With the exception of a call for greater transparency around how companies collect and use data — a growing bi-partisan, public-private sector bright spot in the American debate on privacy — the US Chamber of Commerce’s ten new privacy principles and the Internet Association’s almost identical principlesreleased today reflect long-standing industry hostility towards effective government regulation and privacy more broadly. The principles are mostly an extension of the “trust us to do the right thing” argument they’ve been making for years, which have failed miserably.
The Chamber’s very first principle to prohibit state laws altogether on the subject is a not-so-subtle swipe at the popular new law on privacy in California, which industry fought tooth and nail. While imperfect, the law marked an important watershed in popular awakening to the abuses and dangers of the current “click here so we can own your data” model. The Chamber goes on to say in this first principle that “the United States already has a history of robust privacy protection,” which, in addition to being downright cynical and wrong, signals a new round of opposition to meaningful government oversight or intervention.
Their principle on harm-focused enforcement is another clearly outdated and limited approach, as is the call to prohibit individuals from being able to bring an action based on an infringement of their privacy. Together, they completely marginalize us as citizens and consumers, and ask us to trust the system to work on our behalf.
Meanwhile, the Internet Association has loopholes and doublespeak galore. Almost all references to data rights are bounded by phrases like “personal information they have provided,” which often amounts to less than 1% of data collected or purchased by companies. The coup de grace: “individuals should have meaningful controls over how personal information they provide to companies is collected, used, and shared, except where that information is necessary for the basic operation of the business…” When the entire business is predicated on advertising or personalized content and services, I’m not sure what is left really.
As a skeptic myself toward most prescriptive government regulations — I’d rather see innovative new tools and business models solve market and societal failures wherever possible — I spent years watching how utterly incapable industry is of reforming itself when it comes to data and privacy. There is simply too much money and power tied to them while all of the negative externalities fall on us as users — a textbook market failure.
That led me, in addition to my startup efforts on privacy, to work on a number of initiatives that helped create the principles and specifics for the new EU regulations known as GDPR (General Data Protection Regulation). These laws, also imperfect, not only aim to curb current abuses, they mandate far greater transparency and provide a roadmap for a fairer and more sustainable data and privacy model built around the rights of individuals about how their data is used.

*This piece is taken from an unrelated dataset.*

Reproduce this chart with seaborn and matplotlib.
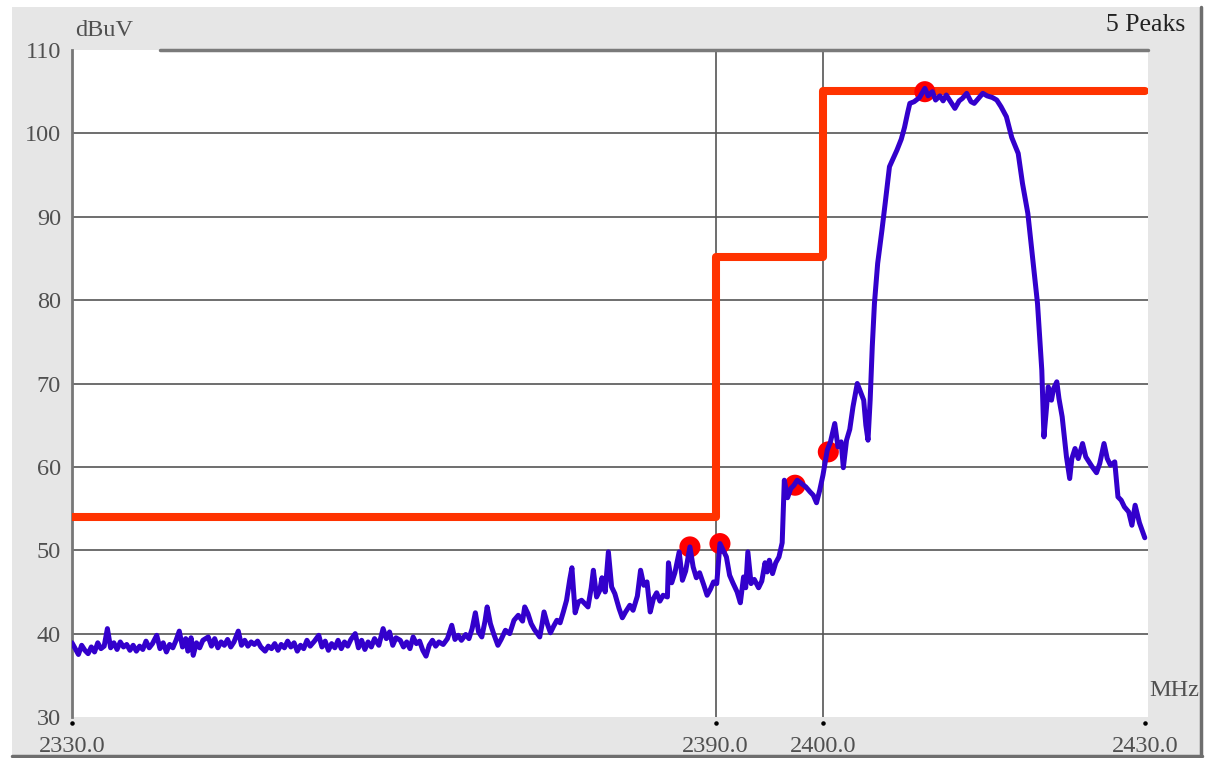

Criticized for stifling innovation, GDPR is actually doing the opposite — it is catalyzing the private sector to start building new services that empower people directly with their data, competing both over how much value they can create for users if given access to their data while also showing what good stewards they can be of that data. It’s turning the “race to the bottom” we’ve seen around data and privacy into a much more enlightened and compelling “race to the top.”
Not surprisingly, the Chamber and most US companies have not been fans of GDPR. The lip service given in the principles to “privacy innovation” is a far cry from the vision and efforts underway in Europe, and nowhere do they reference our rights as citizens or consumers. In fact, as mentioned earlier, they only seek to limit those rights.
The most concerning potential development is the use of regulation shaped by these industry lobbying groups to further entrench their power and disadvantage startups and newcomers. The Electronic Frontier Foundation and others have been sounding the alarm on that possibility, and my read on the recent Congressional hearings by Facebook and Twitter is that this is their new strategy. In fact, the degree to which these privacy principles mimic the principles of GDPR while undermining them at every turn is nothing short of dastardly.
To conclude on a positive note, transparency is the single most important key to addressing the worst abuses around privacy and to unlocking a private sector competition to do right by users and their data. Despite 20 years with the curtains drawn tight around data collection and exploitation by industry, it’s simply un-American to stand against greater transparency — which is why both Republicans and Democrats are in favor of it.
Embracing the Chamber’s and the Internet Association’s call for transparency is the perfect jujitsu opportunity for those of us who want to see a more pro-user, pro-privacy model emerge. The real battle will be over just how far it goes, over how much we truly get to see and understand how our data is collected and for what purpose. Once that genie is out of the bottle, we can expect the private sector to get back to what it does best — creating even more incredible data-driven services that truly meet our needs and interests.